U.K. Prime Minister Boris Johnson appoints a new development secretary, Janssen Pharmaceutica reports promising HIV vaccine trial results, and the World Bank announces $300 million for Ebola response. This week in development:
The United Kingdom gained a new prime minister, bid farewell to one development secretary, and saw the appointment of another within 48 hours. Boris Johnson was announced as the U.K.’s new leader on Tuesday, and on Wednesday he appointed Alok Sharma as the new secretary of state for international development. Rory Stewart — who served as international development secretary for less than three months — announced his resignation immediately following Boris’ win. Many in the development sector saw Stewart as one the best-qualified leaders the department has ever had and consider his departure a loss. But amid speculation that under aid skeptic Johnson, DFID might lose its secretary of state and be asked to report to the Foreign & Commonwealth Office, Sharma’s appointment has been met with a general sense of relief. Now, the development community is calling on Sharma, previously minister of state for employment at the Department of Work & Pensions, to defend an independent DFID. Little is known about his views on aid, although he released a statement Wednesday, saying “we will work across the whole of government to deliver Brexit and make sure U.K. aid is tackling global challenges that affect us all, such as climate change, disease and humanitarian disasters.”

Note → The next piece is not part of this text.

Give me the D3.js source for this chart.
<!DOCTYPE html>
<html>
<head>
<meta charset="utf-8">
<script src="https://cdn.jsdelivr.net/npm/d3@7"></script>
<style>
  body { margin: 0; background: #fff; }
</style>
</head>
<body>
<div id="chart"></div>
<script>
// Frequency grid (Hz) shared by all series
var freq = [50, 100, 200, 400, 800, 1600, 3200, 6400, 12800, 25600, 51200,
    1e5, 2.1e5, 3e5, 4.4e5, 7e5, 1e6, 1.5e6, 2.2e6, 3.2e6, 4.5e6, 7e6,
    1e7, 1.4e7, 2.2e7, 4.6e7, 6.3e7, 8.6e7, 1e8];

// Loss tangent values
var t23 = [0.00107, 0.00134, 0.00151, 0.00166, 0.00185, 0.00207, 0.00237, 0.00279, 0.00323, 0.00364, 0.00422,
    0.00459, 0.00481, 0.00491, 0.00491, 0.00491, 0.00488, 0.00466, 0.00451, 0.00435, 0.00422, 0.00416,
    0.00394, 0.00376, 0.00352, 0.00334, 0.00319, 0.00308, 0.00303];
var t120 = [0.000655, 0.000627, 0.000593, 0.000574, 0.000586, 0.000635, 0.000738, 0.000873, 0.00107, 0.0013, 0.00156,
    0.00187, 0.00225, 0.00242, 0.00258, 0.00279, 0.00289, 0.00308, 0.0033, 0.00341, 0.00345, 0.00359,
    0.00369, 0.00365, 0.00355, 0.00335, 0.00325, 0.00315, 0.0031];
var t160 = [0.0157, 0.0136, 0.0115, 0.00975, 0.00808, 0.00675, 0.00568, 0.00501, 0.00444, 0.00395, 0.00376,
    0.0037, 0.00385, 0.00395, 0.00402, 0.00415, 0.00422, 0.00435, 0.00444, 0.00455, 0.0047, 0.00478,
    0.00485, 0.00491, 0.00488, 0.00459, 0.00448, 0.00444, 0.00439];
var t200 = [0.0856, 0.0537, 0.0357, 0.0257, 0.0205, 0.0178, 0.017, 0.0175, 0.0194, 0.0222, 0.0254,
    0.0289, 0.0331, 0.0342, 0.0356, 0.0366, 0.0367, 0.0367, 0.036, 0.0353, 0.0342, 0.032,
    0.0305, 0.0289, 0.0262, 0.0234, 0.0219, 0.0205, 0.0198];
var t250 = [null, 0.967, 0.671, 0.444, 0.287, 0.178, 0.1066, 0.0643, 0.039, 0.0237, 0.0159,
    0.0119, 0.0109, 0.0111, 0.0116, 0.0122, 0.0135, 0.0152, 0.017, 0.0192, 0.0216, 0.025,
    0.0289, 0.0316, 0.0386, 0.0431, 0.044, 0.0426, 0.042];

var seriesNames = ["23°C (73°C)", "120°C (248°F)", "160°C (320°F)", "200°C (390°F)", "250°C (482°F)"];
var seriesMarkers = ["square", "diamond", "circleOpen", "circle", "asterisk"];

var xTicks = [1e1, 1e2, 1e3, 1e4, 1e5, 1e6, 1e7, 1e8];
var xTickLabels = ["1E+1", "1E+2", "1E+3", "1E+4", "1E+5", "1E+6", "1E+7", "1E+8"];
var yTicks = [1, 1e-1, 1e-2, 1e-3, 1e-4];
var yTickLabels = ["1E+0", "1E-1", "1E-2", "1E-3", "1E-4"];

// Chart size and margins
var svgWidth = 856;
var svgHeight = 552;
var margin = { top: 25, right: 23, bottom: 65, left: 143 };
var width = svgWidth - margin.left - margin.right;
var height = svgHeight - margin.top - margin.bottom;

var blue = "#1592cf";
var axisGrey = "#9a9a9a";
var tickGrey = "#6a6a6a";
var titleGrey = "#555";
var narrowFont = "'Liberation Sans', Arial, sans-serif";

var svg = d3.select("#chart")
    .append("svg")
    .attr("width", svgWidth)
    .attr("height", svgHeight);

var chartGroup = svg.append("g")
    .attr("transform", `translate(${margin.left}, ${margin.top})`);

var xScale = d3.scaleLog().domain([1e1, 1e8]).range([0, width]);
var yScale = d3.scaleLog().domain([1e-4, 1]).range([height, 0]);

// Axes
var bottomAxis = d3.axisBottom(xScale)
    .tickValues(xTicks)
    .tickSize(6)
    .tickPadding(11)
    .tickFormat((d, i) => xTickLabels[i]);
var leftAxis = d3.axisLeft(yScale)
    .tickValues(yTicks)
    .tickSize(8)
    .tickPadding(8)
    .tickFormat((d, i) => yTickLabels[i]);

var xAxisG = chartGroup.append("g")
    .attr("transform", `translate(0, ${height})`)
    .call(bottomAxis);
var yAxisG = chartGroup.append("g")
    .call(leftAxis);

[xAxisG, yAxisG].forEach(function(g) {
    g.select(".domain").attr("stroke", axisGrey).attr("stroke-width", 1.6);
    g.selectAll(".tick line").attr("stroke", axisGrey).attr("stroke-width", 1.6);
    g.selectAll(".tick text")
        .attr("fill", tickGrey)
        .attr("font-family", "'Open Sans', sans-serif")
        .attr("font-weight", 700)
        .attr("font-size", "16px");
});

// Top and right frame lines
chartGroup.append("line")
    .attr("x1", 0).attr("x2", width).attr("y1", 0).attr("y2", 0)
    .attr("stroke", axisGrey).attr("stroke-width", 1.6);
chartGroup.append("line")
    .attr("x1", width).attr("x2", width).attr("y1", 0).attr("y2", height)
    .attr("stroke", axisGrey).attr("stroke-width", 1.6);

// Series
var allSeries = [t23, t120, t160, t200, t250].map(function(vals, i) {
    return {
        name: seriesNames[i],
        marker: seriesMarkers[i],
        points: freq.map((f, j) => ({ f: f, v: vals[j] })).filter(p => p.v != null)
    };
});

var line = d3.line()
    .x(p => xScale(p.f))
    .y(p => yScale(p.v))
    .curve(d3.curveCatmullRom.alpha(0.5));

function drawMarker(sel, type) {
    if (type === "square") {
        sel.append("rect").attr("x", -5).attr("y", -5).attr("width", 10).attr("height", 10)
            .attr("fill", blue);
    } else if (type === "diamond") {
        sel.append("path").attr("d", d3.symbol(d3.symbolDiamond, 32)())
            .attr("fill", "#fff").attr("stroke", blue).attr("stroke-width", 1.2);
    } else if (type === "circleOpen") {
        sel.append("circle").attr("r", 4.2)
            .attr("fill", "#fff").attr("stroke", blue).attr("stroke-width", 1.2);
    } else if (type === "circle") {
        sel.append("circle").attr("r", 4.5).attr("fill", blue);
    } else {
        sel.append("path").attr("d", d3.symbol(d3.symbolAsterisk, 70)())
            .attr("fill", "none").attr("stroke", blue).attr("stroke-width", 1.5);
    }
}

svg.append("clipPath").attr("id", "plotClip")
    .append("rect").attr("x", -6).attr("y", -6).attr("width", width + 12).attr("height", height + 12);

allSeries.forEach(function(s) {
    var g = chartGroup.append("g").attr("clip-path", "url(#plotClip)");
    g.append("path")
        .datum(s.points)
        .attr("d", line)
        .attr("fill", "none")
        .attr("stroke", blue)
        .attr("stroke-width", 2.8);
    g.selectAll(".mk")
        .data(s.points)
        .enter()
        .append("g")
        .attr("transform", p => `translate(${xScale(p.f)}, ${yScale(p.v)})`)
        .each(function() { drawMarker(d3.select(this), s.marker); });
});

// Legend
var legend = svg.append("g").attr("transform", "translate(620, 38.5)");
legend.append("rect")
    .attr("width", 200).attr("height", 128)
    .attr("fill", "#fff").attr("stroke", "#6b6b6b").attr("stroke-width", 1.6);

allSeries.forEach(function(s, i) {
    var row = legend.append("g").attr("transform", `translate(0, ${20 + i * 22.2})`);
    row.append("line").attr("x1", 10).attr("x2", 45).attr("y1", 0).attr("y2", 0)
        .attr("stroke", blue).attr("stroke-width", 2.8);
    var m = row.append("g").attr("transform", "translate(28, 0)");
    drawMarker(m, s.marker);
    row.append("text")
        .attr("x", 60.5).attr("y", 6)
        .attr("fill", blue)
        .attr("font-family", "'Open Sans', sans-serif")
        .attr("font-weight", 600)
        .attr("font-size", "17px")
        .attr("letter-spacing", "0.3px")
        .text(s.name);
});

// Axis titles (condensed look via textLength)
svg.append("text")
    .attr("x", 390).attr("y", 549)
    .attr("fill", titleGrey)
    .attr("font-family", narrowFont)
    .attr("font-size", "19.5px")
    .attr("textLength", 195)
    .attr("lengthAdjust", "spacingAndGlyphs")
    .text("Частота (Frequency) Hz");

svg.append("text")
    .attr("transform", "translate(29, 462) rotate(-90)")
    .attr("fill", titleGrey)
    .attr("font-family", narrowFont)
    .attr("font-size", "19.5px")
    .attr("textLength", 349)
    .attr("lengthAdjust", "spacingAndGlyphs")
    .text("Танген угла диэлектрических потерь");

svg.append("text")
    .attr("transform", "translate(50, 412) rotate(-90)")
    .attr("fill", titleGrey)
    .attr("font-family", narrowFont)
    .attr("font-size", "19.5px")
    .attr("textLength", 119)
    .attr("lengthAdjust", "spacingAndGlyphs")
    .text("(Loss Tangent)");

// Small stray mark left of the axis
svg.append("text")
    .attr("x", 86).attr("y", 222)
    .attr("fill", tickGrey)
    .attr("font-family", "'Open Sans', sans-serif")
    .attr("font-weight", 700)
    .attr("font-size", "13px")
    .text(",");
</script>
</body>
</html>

The 10th International AIDS Society Conference on HIV Science just wrapped in Mexico City, where Janssen Pharmaceutica shared new plans for an HIV vaccine candidate. The company revealed results from its ASCENT trial, which made use of the organization’s “mosaic” HIV vaccine, which combines immunogens created using genes from different subtypes of HIV-1, the most common HIV type. The trial’s “encouraging” results have helped support the launch of phase 3, a larger efficacy trial of the vaccine to be conducted in North America, South America, and Europe later this year. The conference also saw the launch of a new report that provides first-time analysis of HIV response success across six diverse settings: Thailand; Malawi; Rakai, Uganda; New South Wales, Australia; London, England; and San Francisco, United States. The report provides policy decisions that drove advances against the epidemic and maps out the future, showing how structural and research advances can propel progress. “This report highlights the reality that progress toward ending HIV shouldn’t be limited by geography or demographics,” Greg Millett, vice president and director of public policy at amfAR, said in a release.
The World Bank announced on Wednesday $300 million in grants and credits to scale support for the global response to the Democratic Republic of the Congo’s Ebola epidemic. The amount is approximately half of the anticipated financing needs of the Fourth Strategic Response Plan, expected to be finalized in the coming week, according to a release. The financing package will enable the government and other responders to step up frontline health response, deliver cash-for-work programs, and strengthen resilience in affected communities, according to the bank. The European Union, meanwhile, is set to allocate a further €30 million ($33.4 million) to the Ebola crisis as donors come under pressure to up their commitments. But when U.S. Senators asked if more money would help fight the epidemic, which has been made complex due to the instability of the region where the outbreak is located, Tibor Nagy, assistant secretary of state for African affairs, didn’t offer a straightforward “yes” during a hearing in Washington on Wednesday: “I wish money could help in this regard, but I think more than anything else time will help,” he said, adding that DRC President Félix Tshisekedi needs time to undo damage done by his predecessors.
U.S. President Donald Trump and congressional leaders struck a budget deal this week to raise the debt ceiling and increase spending for the next two fiscal years. While it’s early in the process to know exactly how the deal will impact foreign aid funding, development experts told Devex that it should reduce budget insecurity and lead to a more timely appropriations process. The deal includes increases for both defense and nondefense discretionary spending — which includes the foreign aid budget — but how exactly those funds will be allocated remains to be seen. The increases are lower than the totals in the budget bills the House has passed, but George Ingram, a senior fellow at the Brookings Institution, told Devex that he expects the foreign aid budget, will at a minimum, come in at the fiscal year 2019 level, and may see a slight increase.